DIA: I’m a classically-trained cellist, and I was invited to be on the board of the First Nations Composers Initiative. “Classical” is sort of a broad term, and has been since the 20th century, so there’s anything from very avant-garde composers to very traditional composers who write symphonic works. At the time that I was really involved there were only, maybe, 12 classical concert composers, and so it was a way to help support them and disseminate their work, and my dissertation is on what we call “native classical” music, which is a complicated term, but people understand it. I think that in Native American culture, like everybody, we’re very expressive, and we express ourselves in a variety of ways. We all are individuals who have a lot to say. Classical music is one of the many ways we express ourselves.
CE: How would you describe the native classical genre?
DIA: The genre is self-identified through this group as being music that is meant for instruments and musical forms that are classical in nature. It could be chamber music, it could be orchestral music, even though people might add other instruments like flutes or rattles or voices. Some people say that it has to be notated, but notation is also broad because notation can be a picture with a poem and then directions on how to improvise or it could be fully notated, like in a symphonic score. Another definition was that it has to be for the concert stage, but then concert stage is also relative because some people perform this classical music in the middle of a desert. There are so many loose definitions about what “classical” means, but then the “native” definition was that there just has to be some blood that’s native. What I found in my research was that there were certain things that native composers had that not all other composers had, and one was that the sounds and sentiments and values that we grew up with somehow find their way into our music. And they are different than the experiences of, say, a Polish composer, or an African American composer. A lot of us do employ native instruments within a classical setting, or words, or inspiration. I also started looking at the actual process of composing, and a lot of us compose music from dreams, but the dreams have a different symbology than, say the dreams of someone in Italy composing, because of how they grew up. Our process also somehow always involves our community. All of the composers, thus far, go back to their communities and work with the youth, and that’s a really important part of what we do. Not all classical contemporary composers do that but, so far, all of the classical native composers have done that. Also, most of us, our work is on some level political because our lives have become so political. That’s a big part- a lot of our pieces have been written for political events, or have a political statement.

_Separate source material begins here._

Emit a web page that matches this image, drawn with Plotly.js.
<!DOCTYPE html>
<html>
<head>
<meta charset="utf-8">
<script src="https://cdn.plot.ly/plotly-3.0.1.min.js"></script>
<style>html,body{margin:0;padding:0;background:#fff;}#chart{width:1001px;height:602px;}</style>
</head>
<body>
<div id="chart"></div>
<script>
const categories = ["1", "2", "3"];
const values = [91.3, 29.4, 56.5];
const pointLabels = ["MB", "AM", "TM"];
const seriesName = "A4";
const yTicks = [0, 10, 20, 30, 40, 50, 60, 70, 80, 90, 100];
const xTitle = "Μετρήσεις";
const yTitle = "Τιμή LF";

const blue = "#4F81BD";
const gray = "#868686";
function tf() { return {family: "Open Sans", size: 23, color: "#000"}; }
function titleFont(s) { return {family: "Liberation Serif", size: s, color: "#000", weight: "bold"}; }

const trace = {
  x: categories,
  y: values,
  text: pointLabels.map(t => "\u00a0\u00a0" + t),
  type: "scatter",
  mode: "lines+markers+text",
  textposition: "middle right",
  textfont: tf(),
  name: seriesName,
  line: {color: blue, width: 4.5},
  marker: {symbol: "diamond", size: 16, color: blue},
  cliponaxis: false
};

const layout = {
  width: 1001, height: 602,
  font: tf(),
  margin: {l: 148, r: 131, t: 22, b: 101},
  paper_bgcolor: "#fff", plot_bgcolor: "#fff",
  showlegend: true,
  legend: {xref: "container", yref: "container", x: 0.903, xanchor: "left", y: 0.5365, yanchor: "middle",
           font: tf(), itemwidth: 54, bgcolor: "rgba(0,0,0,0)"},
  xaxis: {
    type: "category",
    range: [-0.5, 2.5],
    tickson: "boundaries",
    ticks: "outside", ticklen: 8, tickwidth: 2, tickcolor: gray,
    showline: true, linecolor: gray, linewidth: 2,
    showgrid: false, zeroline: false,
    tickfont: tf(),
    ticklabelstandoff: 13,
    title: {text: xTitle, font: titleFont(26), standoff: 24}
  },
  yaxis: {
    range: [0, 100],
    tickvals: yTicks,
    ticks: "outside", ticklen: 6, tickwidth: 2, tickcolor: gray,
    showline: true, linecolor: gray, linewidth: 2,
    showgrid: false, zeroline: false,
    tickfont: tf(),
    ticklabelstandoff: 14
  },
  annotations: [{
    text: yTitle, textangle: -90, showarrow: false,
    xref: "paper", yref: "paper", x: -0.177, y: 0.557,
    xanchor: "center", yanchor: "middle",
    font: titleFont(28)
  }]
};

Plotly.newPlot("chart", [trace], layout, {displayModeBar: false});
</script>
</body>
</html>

CE: How did the Rohati:io string quartet in particular come about Rohati:io?
DIA: Rohati:io was a song that Teddy Peters wrote, who is known for taking the Mohawk language and translating country songs. He’s fantastic at this. He came to the workshop and he wrote Rohati:io for his grandson. He wrote the words and I wrote the music. The music is directly created by the sounds of the language, and by that I mean the inflection of the language. There’s a melodic content of the language, and there’s a rhythmic precision to the language, and there’s an emotional content to the language.